┌─ DATA EXTRACT

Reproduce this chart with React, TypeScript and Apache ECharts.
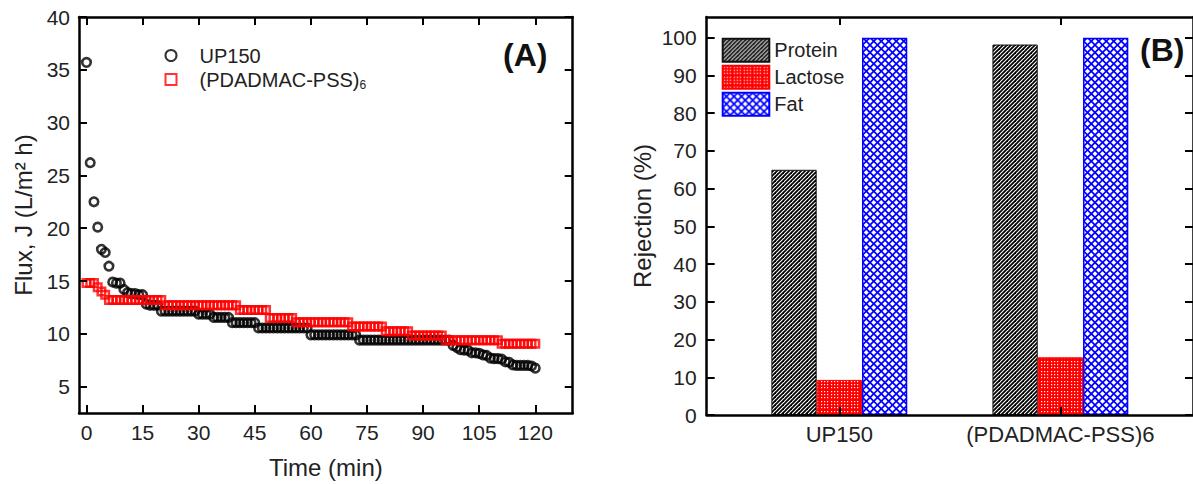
import React, { useEffect, useRef } from 'react';
import * as echarts from 'echarts';

// ---------- Panel (A): flux vs time ----------
const timeMin = [
  0, 1, 2, 3, 4, 5, 6, 7, 8, 9, 10, 11, 12, 13, 14, 15, 16, 17, 18, 19,
  20, 21, 22, 23, 24, 25, 26, 27, 28, 29, 30, 31, 32, 33, 34, 35, 36, 37, 38, 39,
  40, 41, 42, 43, 44, 45, 46, 47, 48, 49, 50, 51, 52, 53, 54, 55, 56, 57, 58, 59,
  60, 61, 62, 63, 64, 65, 66, 67, 68, 69, 70, 71, 72, 73, 74, 75, 76, 77, 78, 79,
  80, 81, 82, 83, 84, 85, 86, 87, 88, 89, 90, 91, 92, 93, 94, 95, 96, 97, 98, 99,
  100, 101, 102, 103, 104, 105, 106, 107, 108, 109, 110, 111, 112, 113, 114, 115, 116, 117, 118, 119,
  120,
];

const fluxUP150 = [
  35.7, 26.2, 22.5, 20.1, 18.0, 17.7, 16.4, 14.9, 14.8, 14.8,
  14.2, 13.9, 13.8, 13.8, 13.7, 13.7, 12.8, 12.7, 12.7, 12.7,
  12.15, 12.15, 12.15, 12.15, 12.15, 12.15, 12.15, 12.15, 12.15, 12.15,
  11.85, 11.85, 11.85, 11.85, 11.55, 11.55, 11.55, 11.55, 11.55, 11.05,
  11.05, 11.05, 11.05, 11.05, 11.05, 11.05, 10.55, 10.55, 10.55, 10.55,
  10.55, 10.55, 10.55, 10.55, 10.55, 10.55, 10.55, 10.55, 10.55, 10.55,
  9.9, 9.9, 9.9, 9.9, 9.9, 9.9, 9.9, 9.9, 9.9, 9.9,
  9.9, 9.9, 9.9, 9.4, 9.4, 9.4, 9.4, 9.4, 9.4, 9.4,
  9.4, 9.4, 9.4, 9.4, 9.4, 9.4, 9.4, 9.4, 9.4, 9.4,
  9.4, 9.4, 9.4, 9.4, 9.4, 9.4, 9.4, 9.4, 8.9, 8.7,
  8.5, 8.45, 8.45, 8.2, 8.2, 8.15, 8.0, 7.95, 7.7, 7.65,
  7.65, 7.6, 7.35, 7.3, 7.05, 7.0, 7.0, 7.0, 7.0, 6.95,
  6.75,
];

const fluxPDADMAC = [
  14.8, 14.8, 14.8, 14.4, 14.0, 13.7, 13.2, 13.2, 13.2, 13.2,
  13.2, 13.2, 13.2, 13.2, 13.2, 13.2, 13.2, 13.2, 13.2, 13.2,
  13.2, 12.7, 12.7, 12.7, 12.7, 12.7, 12.7, 12.7, 12.7, 12.7,
  12.7, 12.7, 12.7, 12.7, 12.7, 12.7, 12.7, 12.7, 12.7, 12.7,
  12.7, 12.25, 12.25, 12.25, 12.25, 12.25, 12.25, 12.25, 12.25, 11.5,
  11.5, 11.5, 11.5, 11.5, 11.5, 11.5, 11.1, 11.1, 11.1, 11.1,
  11.1, 11.1, 11.1, 11.1, 11.1, 11.1, 11.1, 11.1, 11.1, 11.1,
  11.1, 10.7, 10.7, 10.7, 10.7, 10.7, 10.7, 10.7, 10.7, 10.7,
  10.25, 10.25, 10.25, 10.25, 10.25, 10.25, 10.25, 9.85, 9.85, 9.85,
  9.85, 9.85, 9.85, 9.85, 9.85, 9.85, 9.4, 9.4, 9.4, 9.4,
  9.4, 9.4, 9.4, 9.4, 9.4, 9.4, 9.4, 9.4, 9.4, 9.4,
  9.4, 9.05, 9.05, 9.05, 9.05, 9.05, 9.05, 9.05, 9.05, 9.05,
  9.05,
];

const timeTicks = [0, 15, 30, 45, 60, 75, 90, 105, 120];
const fluxTicks = [5, 10, 15, 20, 25, 30, 35, 40];

// ---------- Panel (B): rejection ----------
const membranes = ['UP150', '(PDADMAC-PSS)6'];
const membranePos = [1, 2];
const proteinRej = [65, 98.2];
const lactoseRej = [9.3, 15.3];
const fatRej = [100, 100];
const rejTicks = [0, 10, 20, 30, 40, 50, 60, 70, 80, 90, 100];

const FONT = '"Liberation Sans", Arial, sans-serif';
const TXT = '#222';

function makeCanvas(size: number, draw: (ctx: CanvasRenderingContext2D) => void) {
  const c = document.createElement('canvas');
  c.width = size;
  c.height = size;
  const ctx = c.getContext('2d') as CanvasRenderingContext2D;
  draw(ctx);
  return c;
}

function patterns() {
  const prot = makeCanvas(8, (ctx) => {
    ctx.fillStyle = '#fff';
    ctx.fillRect(0, 0, 8, 8);
    ctx.strokeStyle = '#000';
    ctx.lineWidth = 1.8;
    for (let c = -16; c <= 32; c += 4) {
      ctx.beginPath();
      ctx.moveTo(c - 20, 20);
      ctx.lineTo(c + 20, -20);
      ctx.stroke();
    }
  });
  const lact = makeCanvas(10, (ctx) => {
    ctx.fillStyle = '#ff0000';
    ctx.fillRect(0, 0, 10, 10);
    ctx.fillStyle = '#fff';
    const offs = [1, 4, 7];
    offs.forEach((x) => offs.forEach((y) => ctx.fillRect(x, y, 1.2, 1.2)));
  });
  const fat = makeCanvas(15, (ctx) => {
    ctx.fillStyle = '#fff';
    ctx.fillRect(0, 0, 15, 15);
    ctx.strokeStyle = '#0000ff';
    ctx.lineWidth = 1.7;
    for (let c = -30; c <= 45; c += 7.5) {
      ctx.beginPath();
      ctx.moveTo(c - 30, 30);
      ctx.lineTo(c + 30, -30);
      ctx.stroke();
      ctx.beginPath();
      ctx.moveTo(c - 30, -30);
      ctx.lineTo(c + 30, 30);
      ctx.stroke();
    }
  });
  return {
    prot: { image: prot, repeat: 'repeat', imageWidth: 8, imageHeight: 8 },
    lact: { image: lact, repeat: 'repeat', imageWidth: 10, imageHeight: 10 },
    fat: { image: fat, repeat: 'repeat', imageWidth: 15, imageHeight: 15 },
  };
}

const axisLine = { show: true, onZero: false, lineStyle: { color: '#000', width: 2.5 } };
const tickStyle = { color: '#000', width: 2 };

function frameAxis(extra: any, ticks: number[], showLabels: boolean, labelExtra: any = {}) {
  return {
    type: 'value',
    axisLine,
    axisTick: { show: true, inside: true, length: 8, lineStyle: tickStyle, customValues: ticks },
    axisLabel: showLabels
      ? { show: true, customValues: ticks, fontSize: 21, color: TXT, fontFamily: FONT, ...labelExtra }
      : { show: false },
    splitLine: { show: false },
    z: 10,
    ...extra,
  };
}

export default function App() {
  const ref = useRef<HTMLDivElement>(null);

  useEffect(() => {
    if (!ref.current) return;
    const chart = echarts.init(ref.current, undefined, { renderer: 'svg' });
    const pat = patterns();

    const option: any = {
      animation: false,
      backgroundColor: '#fff',
      textStyle: { fontFamily: FONT },
      grid: [
        { left: 79, top: 17, width: 493.7, height: 397 },
        { left: 706.7, top: 17, width: 493.6, height: 398 },
      ],
      xAxis: [
        frameAxis(
          {
            gridIndex: 0, position: 'bottom', min: -2, max: 130,
            name: 'Time (min)', nameLocation: 'middle', nameGap: 42,
            nameTextStyle: { fontSize: 24, color: TXT, fontFamily: FONT },
          },
          timeTicks, true, { margin: 9 }
        ),
        frameAxis({ gridIndex: 0, position: 'top', min: -2, max: 130 }, timeTicks, false),
        frameAxis(
          { gridIndex: 1, position: 'bottom', min: 0.4, max: 2.6 },
          membranePos, true,
          { margin: 8, fontSize: 22, formatter: (v: number) => membranes[Math.round(v) - 1] }
        ),
        frameAxis({ gridIndex: 1, position: 'top', min: 0.4, max: 2.6 }, membranePos, false),
      ],
      yAxis: [
        frameAxis(
          {
            gridIndex: 0, position: 'left', min: 2.5, max: 40,
            name: 'Flux, J (L/m² h)', nameLocation: 'middle', nameGap: 44,
            nameTextStyle: { fontSize: 24, color: TXT, fontFamily: FONT },
          },
          fluxTicks, true, { margin: 9 }
        ),
        frameAxis({ gridIndex: 0, position: 'right', min: 2.5, max: 40 }, fluxTicks, false),
        frameAxis(
          {
            gridIndex: 1, position: 'left', min: 0, max: 105.5,
            name: 'Rejection (%)', nameLocation: 'middle', nameGap: 52,
            nameTextStyle: { fontSize: 24, color: TXT, fontFamily: FONT },
          },
          rejTicks, true, { margin: 10 }
        ),
        frameAxis({ gridIndex: 1, position: 'right', min: 0, max: 105.5 }, rejTicks, false),
      ],
      legend: [
        {
          data: ['UP150', '(PDADMAC-PSS)6'],
          orient: 'vertical',
          left: 159.5,
          top: 39.5,
          itemWidth: 11,
          itemHeight: 11,
          itemGap: 2,
          formatter: (n: string) => (n === '(PDADMAC-PSS)6' ? '(PDADMAC-PSS){sub|6}' : n),
          textStyle: {
            fontSize: 20,
            lineHeight: 22,
            color: TXT,
            fontFamily: FONT,
            padding: [0, 0, 0, 18],
            rich: {
              sub: { fontSize: 12, lineHeight: 4, verticalAlign: 'bottom', color: TXT, fontFamily: FONT },
            },
          },
        },
        {
          data: ['Protein', 'Lactose', 'Fat'],
          orient: 'vertical',
          left: 716.7,
          top: 32.7,
          icon: 'rect',
          itemWidth: 46.6,
          itemHeight: 23,
          itemGap: 2,
          textStyle: { fontSize: 20, lineHeight: 23, color: TXT, fontFamily: FONT },
        },
      ],
      graphic: [
        {
          type: 'text', left: 503, top: 39, z: 100,
          style: { text: '(A)', font: `bold 32px ${FONT}`, fill: '#111' },
        },
        {
          type: 'text', left: 1140, top: 34, z: 100,
          style: { text: '(B)', font: `bold 32px ${FONT}`, fill: '#111' },
        },
      ],
      series: [
        {
          name: 'UP150',
          type: 'scatter',
          xAxisIndex: 0,
          yAxisIndex: 0,
          symbol: 'circle',
          symbolSize: 8.5,
          itemStyle: { color: 'rgba(0,0,0,0)', borderColor: '#000', borderWidth: 2.6 },
          data: timeMin.map((t, i) => [t, fluxUP150[i]]),
        },
        {
          name: '(PDADMAC-PSS)6',
          type: 'scatter',
          xAxisIndex: 0,
          yAxisIndex: 0,
          symbol: 'rect',
          symbolSize: 7.5,
          itemStyle: { color: 'rgba(0,0,0,0)', borderColor: '#ff0000', borderWidth: 2.5 },
          data: timeMin.map((t, i) => [t, fluxPDADMAC[i]]),
        },
        {
          name: 'Protein',
          type: 'bar',
          xAxisIndex: 2,
          yAxisIndex: 2,
          barWidth: 45.3,
          barGap: '0%',
          itemStyle: { color: pat.prot, borderColor: '#111', borderWidth: 1 },
          data: membranePos.map((p, i) => [p, proteinRej[i]]),
        },
        {
          name: 'Lactose',
          type: 'bar',
          xAxisIndex: 2,
          yAxisIndex: 2,
          barWidth: 45.3,
          barGap: '0%',
          itemStyle: { color: pat.lact, borderColor: '#ff0000', borderWidth: 1 },
          data: membranePos.map((p, i) => [p, lactoseRej[i]]),
        },
        {
          name: 'Fat',
          type: 'bar',
          xAxisIndex: 2,
          yAxisIndex: 2,
          barWidth: 45.3,
          barGap: '0%',
          itemStyle: { color: pat.fat, borderColor: '#0000ff', borderWidth: 1.5 },
          data: membranePos.map((p, i) => [p, fatRej[i]]),
        },
      ],
    };

    chart.setOption(option);
    return () => chart.dispose();
  }, []);

  return (
    <div
      ref={ref}
      style={{ position: 'fixed', left: 0, top: 0, width: 1193, height: 484, background: '#fff' }}
    />
  );
}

└─

### INSTRUCTIONS TO FOLLOW:
Print the data above verbatim from the first line through the line holding "import * as echarts from 'echarts';", leaving every picture out.

### RESPONSE:
Reproduce this chart with React, TypeScript and Apache ECharts.
import React, { useEffect, useRef } from 'react';
import * as echarts from 'echarts';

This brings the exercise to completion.